Capalbo's Tips for Social Media Presence and Personal Banding

  1. “Do an audit. Google yourself. Clean up your digital footprint. Audit your privacy settings. Don't let people tag photos of you at parties, etc.”
  2. “Be very aware of everything you post all the time, even dark social content…If you don’t want an employer to see something, don’t hit send.”
  3. “Proactively build your digital footprint to attract the type of employment or career you’re seeking—and not just on LinkedIn. Use social media to show your interests and demonstrate your values. Recruiters like to see who you are as a person. They will search you on Facebook. In this day and age you need to (and have the opportunity to) demonstrate proactively that you know how to conduct yourself online. You can also research and network by following companies and connecting to recruiters, when appropriate, or participating in industry groups and chats.”

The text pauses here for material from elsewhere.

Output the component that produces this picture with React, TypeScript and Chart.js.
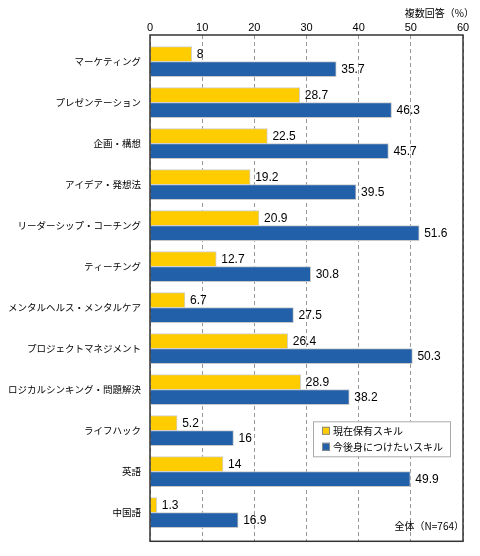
import React, { useEffect, useRef } from 'react';
import { Chart, registerables } from 'chart.js';

Chart.register(...registerables);

const categories = [
  'マーケティング',
  'プレゼンテーション',
  '企画・構想',
  'アイデア・発想法',
  'リーダーシップ・コーチング',
  'ティーチング',
  'メンタルヘルス・メンタルケア',
  'プロジェクトマネジメント',
  'ロジカルシンキング・問題解決',
  'ライフハック',
  '英語',
  '中国語',
];
const currentSkills = [8, 28.7, 22.5, 19.2, 20.9, 12.7, 6.7, 26.4, 28.9, 5.2, 14, 1.3];
const futureSkills = [35.7, 46.3, 45.7, 39.5, 51.6, 30.8, 27.5, 50.3, 38.2, 16, 49.9, 16.9];
const xTicks = [0, 10, 20, 30, 40, 50, 60];
const seriesNames = ['現在保有スキル', '今後身につけたいスキル'];
const axisTitle = '複数回答（%）';
const noteText = '全体（N=764）';

const YELLOW = '#FFCC00';
const BLUE = '#2360AA';
const JP = '"Noto Sans CJK JP", "Noto Sans", sans-serif';
const LAT = '"Liberation Sans", Arial, sans-serif';

const overlayPlugin = {
  id: 'overlay',
  afterDatasetsDraw(chart: any) {
    const ctx = chart.ctx;
    ctx.save();
    ctx.fillStyle = '#000';
    ctx.font = `12px ${LAT}`;
    ctx.textAlign = 'left';
    ctx.textBaseline = 'middle';
    chart.data.datasets.forEach((ds: any, di: number) => {
      const meta = chart.getDatasetMeta(di);
      meta.data.forEach((bar: any, i: number) => {
        const v = ds.data[i].x;
        ctx.fillText(String(v), bar.x + 5, bar.y + 1);
      });
    });
    ctx.restore();
  },
  afterDraw(chart: any) {
    const ctx = chart.ctx;
    const a = chart.chartArea;
    ctx.save();
    // frame
    ctx.strokeStyle = '#333';
    ctx.lineWidth = 1.5;
    ctx.strokeRect(a.left, a.top, a.right - a.left, a.bottom - a.top);
    // axis title
    ctx.fillStyle = '#000';
    ctx.font = `10px ${JP}`;
    ctx.textAlign = 'right';
    ctx.textBaseline = 'middle';
    ctx.fillText(axisTitle, a.right + 11, 13);
    // note
    ctx.fillText(noteText, a.right + 1, a.bottom - 15);
    // legend
    const lx = a.right - 150;
    const ly = a.bottom - 120;
    const lw = 137;
    const lh = 35;
    ctx.fillStyle = '#fff';
    ctx.fillRect(lx, ly, lw, lh);
    ctx.strokeStyle = '#aaa';
    ctx.lineWidth = 1;
    ctx.strokeRect(lx + 0.5, ly + 0.5, lw, lh);
    const cols = [YELLOW, BLUE];
    seriesNames.forEach((name, i) => {
      const cy = ly + 9.5 + i * 16;
      ctx.fillStyle = cols[i];
      ctx.fillRect(lx + 9, cy - 4, 8, 8);
      ctx.strokeStyle = '#888';
      ctx.strokeRect(lx + 9.5, cy - 3.5, 7, 7);
      ctx.fillStyle = '#000';
      ctx.textAlign = 'left';
      ctx.fillText(name, lx + 20, cy);
    });
    ctx.restore();
  },
};

export default function App() {
  const ref = useRef<HTMLCanvasElement | null>(null);
  useEffect(() => {
    document.body.style.margin = '0';
    const canvas = ref.current;
    if (!canvas) return;
    const chart = new Chart(canvas, {
      type: 'bar',
      data: {
        datasets: [
          {
            label: seriesNames[0],
            data: currentSkills.map((v, i) => ({ x: v, y: i })),
            backgroundColor: YELLOW,
            borderColor: '#d0d0d0',
            borderWidth: 1,
            barThickness: 15,
          },
          {
            label: seriesNames[1],
            data: futureSkills.map((v, i) => ({ x: v, y: i })),
            backgroundColor: BLUE,
            borderColor: '#c8c8c8',
            borderWidth: 1,
            barThickness: 15,
          },
        ],
      },
      options: {
        indexAxis: 'y',
        responsive: false,
        animation: false,
        layout: { padding: { top: 0, right: 17, bottom: 9, left: 0 } },
        plugins: { legend: { display: false }, tooltip: { enabled: false } },
        scales: {
          x: {
            type: 'linear',
            position: 'top',
            min: 0,
            max: 60,
            afterBuildTicks: (s: any) => {
              s.ticks = xTicks.map((v) => ({ value: v }));
            },
            afterFit: (s: any) => {
              s.height = 35;
            },
            grid: { color: '#999', lineWidth: 1, drawTicks: false },
            border: { display: false, dash: [4, 3] },
            ticks: { padding: 0, color: '#000', font: { size: 11, family: LAT } },
          },
          y: {
            type: 'linear',
            offset: false,
            min: -0.65,
            max: 11.7,
            reverse: true,
            afterBuildTicks: (s: any) => {
              s.ticks = categories.map((_, i) => ({ value: i }));
            },
            afterFit: (s: any) => {
              s.width = 150;
            },
            grid: { display: false, drawTicks: false, offset: false },
            border: { display: false },
            ticks: {
              autoSkip: false,
              padding: 9,
              color: '#000',
              font: { size: 9.5, family: JP },
              callback: (v: any) => categories[v as number] ?? '',
            },
          },
        },
      } as any,
      plugins: [overlayPlugin],
    });
    return () => chart.destroy();
  }, []);
  return (
    <div style={{ width: 480, height: 556 }}>
      <canvas ref={ref} width={480} height={556} />
    </div>
  );
}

Students completing their undergraduate degrees are busy trying to plan their careers and apply for Masters degrees and entry-level jobs, but, if Capalbo’s story is any evidence, you can’t always plan the future. More importantly, the—sometimes sideways—steps along the way can sediment a valuable and transferable skill set to prepare you for adversity, and also for success. Capalbo’s story is comforting in its confirmation that your life isn’t determined by your university experience, but also that your degree can help you in the future in more ways than you might think. When asked about what she missed most about university that she couldn’t find in the “real” world, Capalbo replied: “Nothing.” So, if graduation seems like the end of whatever stage you’re in right now, I hope Tina Capalbo’s story of change, obstacles, adaptation, innovation, and success help you see that your career and education are only, and always can be, just beginning.